Building Blocks
Memory orderings are the complicated part of the specification; the operations that are allowed are significantly simpler. The syntax varies slightly between C and C++. In C, they're defined in <stdatomic.h> as functions, whereas in C++ they're members of the std::atomic<> family of templates in <atomic>. I'll use the C versions for the rest of this article, but the C++ versions are very similar.
Most of the functions take a memory order as the final argument. For example, a simple atomic increment looks like this:
_Atomic(int) i; // Implicitly memory_order_seq_cst atomic_fetch_add(&i, 1); atomic_fetch_add_explicit(&i, 1, memory_order_relaxed);
This is a single instruction on x86, but on other architectures it's implemented in terms of simpler building blocks. One form is exposed in the compare-and-exchange operation, which is quite complex. It loads a value from an address and compares that value against an existing one; if they're the same, it writes a new value. In some architectures, this is a single instruction. In RISC architectures, it's usually implemented by a pair of linked load and store operations, where the store fails if something has written to the memory address since the load.
The simplest compare-and-exchange in the standard is atomic_compare_exchange_strong(), which takes a pointer to the memory address, a pointer to the old value (which will be updated if the operation fails), and a third pointer to the new value. A simple use would be an atomic update loop, like this:
_Atomic(int) *v; int old = *atomic_load(v); do { int new = someCalculation(old); } while(!atomic_compare_exchange_strong(v, *old, new));
This will keep performing the calculation on the value in the memory address and trying to write it until the value in memory is the expected value.
There is also a weak version, which is allowed to fail spuriously. This version should be used if someCalculation() is very cheap. It may generate the same code as the strong version, but in some cases it can generate more-efficient code that might sometimes loop when it shouldn't.
If this example were compiled for ARM or PowerPC, the strong compare-and-exchange operation would use a load-interlocked and store-exclusive instruction pair. The weak version could transform the atomic load into a load-interlocked instruction. If another thread, between the load and the compare-and-exchange, wrote to v, but wrote back the same value, then you would get a spurious failure, but in most cases you would get the same behavior from a shorter instruction sequence.
Both versions come with variants with the _explicit suffix. Unlike most of the atomic operations, which take one memory ordering, these take two: one for the case when they succeed, and one for the case when they fail. This design is particularly useful for implementing locks. If you fail to acquire a lock, you can use a relaxed ordering, but if you succeed then you probably want acquire ordering. Again, this is most useful for RISC architectures. If the store-exclusive instruction succeeds, it will be followed by a memory-barrier instruction. If it fails, it will jump back to before the load-interlinked instruction and start again.

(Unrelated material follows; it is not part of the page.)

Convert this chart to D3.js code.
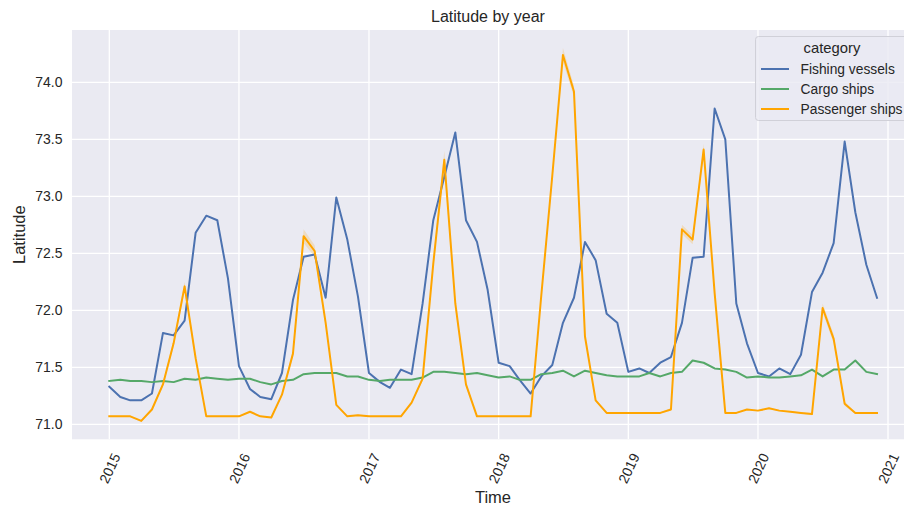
<!DOCTYPE html>
<html>
<head>
<meta charset="utf-8">
<script src="https://cdn.jsdelivr.net/npm/d3@7"></script>
<style>
  html, body { margin: 0; padding: 0; background: #ffffff; }
  svg { display: block; font-family: "Liberation Sans", Arial, sans-serif; }
</style>
</head>
<body>
<svg id="chart" width="904" height="508"></svg>
<script>
// Monthly mean latitude, Jan 2015 – Dec 2020
const startYear = 2015;
const months = d3.range(72).map(i => new Date(Date.UTC(startYear + Math.floor(i / 12), i % 12, 1)));

const categories = ["Fishing vessels", "Cargo ships", "Passenger ships"];

const fishingVessels = [
  71.33, 71.24, 71.21, 71.21, 71.27, 71.80, 71.78, 71.91, 72.68, 72.83, 72.79, 72.28,
  71.51, 71.31, 71.24, 71.22, 71.45, 72.09, 72.47, 72.49, 72.11, 72.99, 72.62, 72.12,
  71.45, 71.37, 71.32, 71.48, 71.44, 72.06, 72.79, 73.17, 73.56, 72.79, 72.60, 72.18,
  71.54, 71.51, 71.39, 71.27, 71.42, 71.52, 71.89, 72.11, 72.60, 72.44, 71.97, 71.89,
  71.46, 71.49, 71.45, 71.54, 71.59, 71.89, 72.46, 72.47, 73.77, 73.50, 72.06, 71.71,
  71.45, 71.42, 71.49, 71.44, 71.61, 72.16, 72.33, 72.59, 73.48, 72.86, 72.40, 72.11
];

const cargoShips = [
  71.38, 71.39, 71.38, 71.38, 71.37, 71.38, 71.37, 71.40, 71.39, 71.41, 71.40, 71.39,
  71.40, 71.40, 71.37, 71.35, 71.38, 71.39, 71.44, 71.45, 71.45, 71.45, 71.42, 71.42,
  71.39, 71.38, 71.39, 71.39, 71.39, 71.41, 71.46, 71.46, 71.45, 71.44, 71.45, 71.43,
  71.41, 71.42, 71.39, 71.39, 71.44, 71.45, 71.47, 71.42, 71.47, 71.45, 71.43, 71.42,
  71.42, 71.42, 71.45, 71.42, 71.45, 71.46, 71.56, 71.54, 71.49, 71.48, 71.46, 71.41,
  71.42, 71.41, 71.41, 71.42, 71.43, 71.48, 71.42, 71.48, 71.48, 71.56, 71.46, 71.44
];

const passengerShips = [
  71.07, 71.07, 71.07, 71.03, 71.13, 71.35, 71.71, 72.21, 71.58, 71.07, 71.07, 71.07,
  71.07, 71.11, 71.07, 71.06, 71.26, 71.62, 72.65, 72.52, 71.89, 71.17, 71.07, 71.08,
  71.07, 71.07, 71.07, 71.07, 71.19, 71.40, 72.41, 73.32, 72.06, 71.35, 71.07, 71.07,
  71.07, 71.07, 71.07, 71.07, 72.13, 73.18, 74.24, 73.92, 71.77, 71.21, 71.10, 71.10,
  71.10, 71.10, 71.10, 71.10, 71.13, 72.71, 72.62, 73.41, 72.15, 71.10, 71.10, 71.13,
  71.12, 71.14, 71.12, 71.11, 71.10, 71.09, 72.02, 71.75, 71.18, 71.10, 71.10, 71.10
];

// 95% confidence half-widths around each monthly mean
const fishingCI = new Array(72).fill(0.005);
const cargoCI = new Array(72).fill(0.003);
const passengerCI = [
  0.005, 0.005, 0.005, 0.005, 0.01, 0.02, 0.03, 0.04, 0.03, 0.005, 0.005, 0.005,
  0.005, 0.005, 0.005, 0.005, 0.01, 0.03, 0.06, 0.05, 0.03, 0.01, 0.005, 0.005,
  0.005, 0.005, 0.005, 0.005, 0.01, 0.02, 0.04, 0.08, 0.04, 0.02, 0.005, 0.005,
  0.005, 0.005, 0.005, 0.005, 0.03, 0.04, 0.06, 0.05, 0.03, 0.01, 0.005, 0.005,
  0.005, 0.005, 0.005, 0.005, 0.01, 0.04, 0.04, 0.05, 0.03, 0.01, 0.005, 0.005,
  0.005, 0.005, 0.005, 0.005, 0.005, 0.01, 0.04, 0.04, 0.02, 0.005, 0.005, 0.005
];

const yTicks = [71.0, 71.5, 72.0, 72.5, 73.0, 73.5, 74.0];
const colors = ["#4C72B0", "#55A868", "#FFA500"];

const seriesValues = [fishingVessels, cargoShips, passengerShips];
const seriesCI = [fishingCI, cargoCI, passengerCI];
const series = categories.map((name, k) => ({
  name,
  color: colors[k],
  points: months.map((d, i) => ({ date: d, value: seriesValues[k][i], ci: seriesCI[k][i] }))
}));

// Layout
const plot = { left: 72, top: 30, right: 916, bottom: 439.3 };
const textColor = "#262626";

const svg = d3.select("#chart");

const x = d3.scaleUtc()
  .domain([new Date(Date.UTC(2015, 0, 1)), new Date(Date.UTC(2021, 0, 1))])
  .range([109.3, 888]);

const y = d3.scaleLinear()
  .domain([71.0, 74.0])
  .range([424.3, 82.3]);

// Axes background
svg.append("rect")
  .attr("x", plot.left).attr("y", plot.top)
  .attr("width", plot.right - plot.left).attr("height", plot.bottom - plot.top)
  .attr("fill", "#EAEAF2");

svg.append("clipPath").attr("id", "plot-clip")
  .append("rect")
  .attr("x", plot.left).attr("y", plot.top)
  .attr("width", plot.right - plot.left).attr("height", plot.bottom - plot.top);

// Grid lines
const yearTicks = x.ticks(d3.utcYear.every(1));
const grid = svg.append("g").attr("clip-path", "url(#plot-clip)");
grid.selectAll(".vgrid").data(yearTicks).join("line")
  .attr("x1", d => x(d)).attr("x2", d => x(d))
  .attr("y1", plot.top).attr("y2", plot.bottom)
  .attr("stroke", "#ffffff").attr("stroke-width", 1.3);
grid.selectAll(".hgrid").data(yTicks).join("line")
  .attr("x1", plot.left).attr("x2", plot.right)
  .attr("y1", d => y(d)).attr("y2", d => y(d))
  .attr("stroke", "#ffffff").attr("stroke-width", 1.3);

// Confidence bands and lines
const marks = svg.append("g").attr("clip-path", "url(#plot-clip)");
const band = d3.area()
  .x(d => x(d.date))
  .y0(d => y(d.value - d.ci))
  .y1(d => y(d.value + d.ci));
const line = d3.line()
  .x(d => x(d.date))
  .y(d => y(d.value));

series.forEach(s => {
  marks.append("path")
    .datum(s.points)
    .attr("d", band)
    .attr("fill", s.color)
    .attr("fill-opacity", 0.2)
    .attr("stroke", "none");
});
series.forEach(s => {
  marks.append("path")
    .datum(s.points)
    .attr("d", line)
    .attr("fill", "none")
    .attr("stroke", s.color)
    .attr("stroke-width", 2)
    .attr("stroke-linejoin", "round")
    .attr("stroke-linecap", "square");
});

// Y axis tick labels
const yAxis = d3.axisLeft(y)
  .tickValues(yTicks)
  .tickFormat(d3.format(".1f"))
  .tickSize(0)
  .tickPadding(9.5);
const yAxisG = svg.append("g")
  .attr("transform", `translate(${plot.left},0)`)
  .call(yAxis);
yAxisG.select(".domain").remove();
yAxisG.selectAll("text")
  .attr("fill", textColor)
  .style("font-size", "14px")
  .style("font-family", "'Liberation Sans', Arial, sans-serif");

// X axis tick labels, rotated
const xAxis = d3.axisBottom(x)
  .tickValues(yearTicks)
  .tickFormat(d3.utcFormat("%Y"))
  .tickSize(0);
const xAxisG = svg.append("g")
  .attr("transform", `translate(0,${plot.bottom})`)
  .call(xAxis);
xAxisG.select(".domain").remove();
xAxisG.selectAll("text")
  .attr("fill", textColor)
  .attr("y", 0)
  .attr("dy", 0)
  .attr("text-anchor", "middle")
  .attr("dominant-baseline", "central")
  .attr("transform", "translate(0,29) rotate(-65)")
  .style("font-size", "14px")
  .style("font-family", "'Liberation Sans', Arial, sans-serif");

// Axis titles and chart title
svg.append("text")
  .attr("x", (plot.left + plot.right) / 2 - 1).attr("y", 497)
  .attr("text-anchor", "middle").attr("dominant-baseline", "central")
  .attr("fill", textColor).style("font-size", "16.5px")
  .text("Time");

svg.append("text")
  .attr("transform", `translate(19,${(plot.top + plot.bottom) / 2}) rotate(-90)`)
  .attr("text-anchor", "middle").attr("dominant-baseline", "central")
  .attr("fill", textColor).style("font-size", "16.5px")
  .text("Latitude");

svg.append("text")
  .attr("x", (plot.left + plot.right) / 2 - 6).attr("y", 16)
  .attr("text-anchor", "middle").attr("dominant-baseline", "central")
  .attr("fill", textColor).style("font-size", "16px")
  .text("Latitude by year");

// Legend
const legend = svg.append("g");
legend.append("rect")
  .attr("x", 755.5).attr("y", 36.5)
  .attr("width", 153).attr("height", 84)
  .attr("rx", 3).attr("ry", 3)
  .attr("fill", "#EAEAF2").attr("fill-opacity", 0.8)
  .attr("stroke", "#d0d0d8").attr("stroke-width", 1);
legend.append("text")
  .attr("x", 832).attr("y", 48)
  .attr("text-anchor", "middle").attr("dominant-baseline", "central")
  .attr("fill", textColor).style("font-size", "14.8px")
  .text("category");
const rows = legend.selectAll(".row").data(series).join("g")
  .attr("transform", (d, i) => `translate(0,${69 + i * 20})`);
rows.append("line")
  .attr("x1", 761).attr("x2", 789)
  .attr("y1", 0).attr("y2", 0)
  .attr("stroke", d => d.color).attr("stroke-width", 2);
rows.append("text")
  .attr("x", 800.5).attr("y", 0)
  .attr("dominant-baseline", "central")
  .attr("fill", textColor).style("font-size", "13.8px")
  .text(d => d.name);
</script>
</body>
</html>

For other operations, you may want to insert explicit memory barriers. The atomic_thread_fence() and atomic_signal_fence() functions take a memory ordering and insert a memory barrier at the correct point. This is useful for optimization in some cases; for example, you can use memory_order_relaxed on a small sequence of operations and then insert an explicit memory_order_seq_cst fence after them, rather than making all of them sequentially consistent. Or you can insert just the fence if an operation gives a specific result.
This article has only given you a fairly broad overview of the C11 and C++11 atomic operations specifications, but hopefully it's enough to see how flexible they are. The design of the new atomic operations is my favorite bit of C11 — clearly, a lot of thought has gone into it.